PROBLEM STATEMENT: Skip all pictures. Write out the data below from its first line through the line that contains "ax.axhline(y, color=grid_color, lw=1.4, zorder=1)".

┌──

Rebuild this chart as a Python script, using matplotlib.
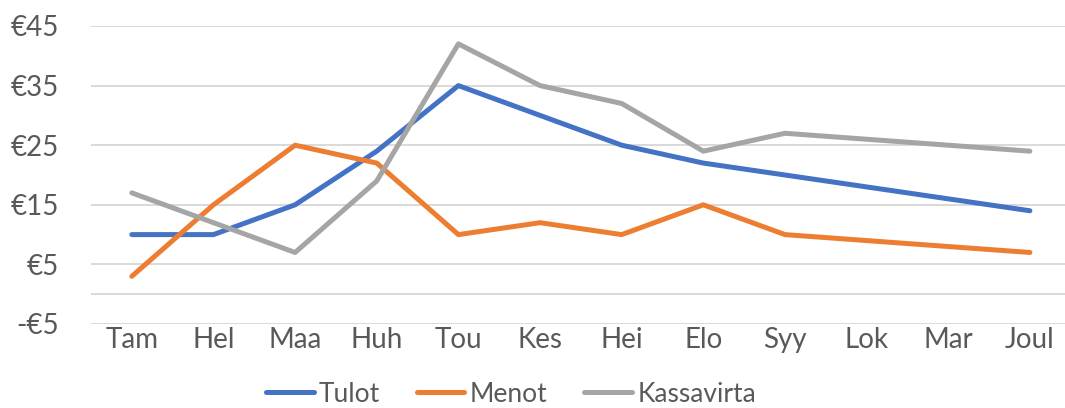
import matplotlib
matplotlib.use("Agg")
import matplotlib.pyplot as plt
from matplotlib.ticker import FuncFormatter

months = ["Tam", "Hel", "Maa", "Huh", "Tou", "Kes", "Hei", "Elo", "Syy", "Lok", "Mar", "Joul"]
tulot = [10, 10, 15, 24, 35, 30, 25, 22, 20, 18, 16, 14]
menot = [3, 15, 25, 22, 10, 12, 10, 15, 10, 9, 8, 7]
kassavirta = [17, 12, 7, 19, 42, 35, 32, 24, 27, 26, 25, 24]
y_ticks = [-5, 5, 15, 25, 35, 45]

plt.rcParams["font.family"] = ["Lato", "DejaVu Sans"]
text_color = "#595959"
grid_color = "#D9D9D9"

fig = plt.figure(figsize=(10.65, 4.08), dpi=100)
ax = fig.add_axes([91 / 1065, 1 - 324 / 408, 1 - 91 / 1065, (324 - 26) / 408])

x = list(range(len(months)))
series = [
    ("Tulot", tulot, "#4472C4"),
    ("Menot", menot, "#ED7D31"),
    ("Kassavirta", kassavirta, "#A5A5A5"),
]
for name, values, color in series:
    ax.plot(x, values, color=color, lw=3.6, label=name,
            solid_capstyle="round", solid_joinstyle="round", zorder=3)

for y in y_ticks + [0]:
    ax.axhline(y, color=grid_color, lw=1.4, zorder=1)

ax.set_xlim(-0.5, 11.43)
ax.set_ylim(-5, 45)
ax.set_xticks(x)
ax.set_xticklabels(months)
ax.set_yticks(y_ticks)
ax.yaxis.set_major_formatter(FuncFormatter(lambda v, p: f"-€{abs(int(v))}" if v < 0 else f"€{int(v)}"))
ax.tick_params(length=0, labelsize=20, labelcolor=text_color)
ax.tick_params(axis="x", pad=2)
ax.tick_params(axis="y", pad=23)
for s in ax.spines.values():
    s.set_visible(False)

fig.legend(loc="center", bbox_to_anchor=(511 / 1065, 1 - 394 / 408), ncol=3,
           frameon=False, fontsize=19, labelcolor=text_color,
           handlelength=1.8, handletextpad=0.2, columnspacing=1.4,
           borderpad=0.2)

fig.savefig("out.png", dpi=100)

└──

EXERCISE RESULT:
Rebuild this chart as a Python script, using matplotlib.
import matplotlib
matplotlib.use("Agg")
import matplotlib.pyplot as plt
from matplotlib.ticker import FuncFormatter

months = ["Tam", "Hel", "Maa", "Huh", "Tou", "Kes", "Hei", "Elo", "Syy", "Lok", "Mar", "Joul"]
tulot = [10, 10, 15, 24, 35, 30, 25, 22, 20, 18, 16, 14]
menot = [3, 15, 25, 22, 10, 12, 10, 15, 10, 9, 8, 7]
kassavirta = [17, 12, 7, 19, 42, 35, 32, 24, 27, 26, 25, 24]
y_ticks = [-5, 5, 15, 25, 35, 45]

plt.rcParams["font.family"] = ["Lato", "DejaVu Sans"]
text_color = "#595959"
grid_color = "#D9D9D9"

fig = plt.figure(figsize=(10.65, 4.08), dpi=100)
ax = fig.add_axes([91 / 1065, 1 - 324 / 408, 1 - 91 / 1065, (324 - 26) / 408])

x = list(range(len(months)))
series = [
    ("Tulot", tulot, "#4472C4"),
    ("Menot", menot, "#ED7D31"),
    ("Kassavirta", kassavirta, "#A5A5A5"),
]
for name, values, color in series:
    ax.plot(x, values, color=color, lw=3.6, label=name,
            solid_capstyle="round", solid_joinstyle="round", zorder=3)

for y in y_ticks + [0]:
    ax.axhline(y, color=grid_color, lw=1.4, zorder=1)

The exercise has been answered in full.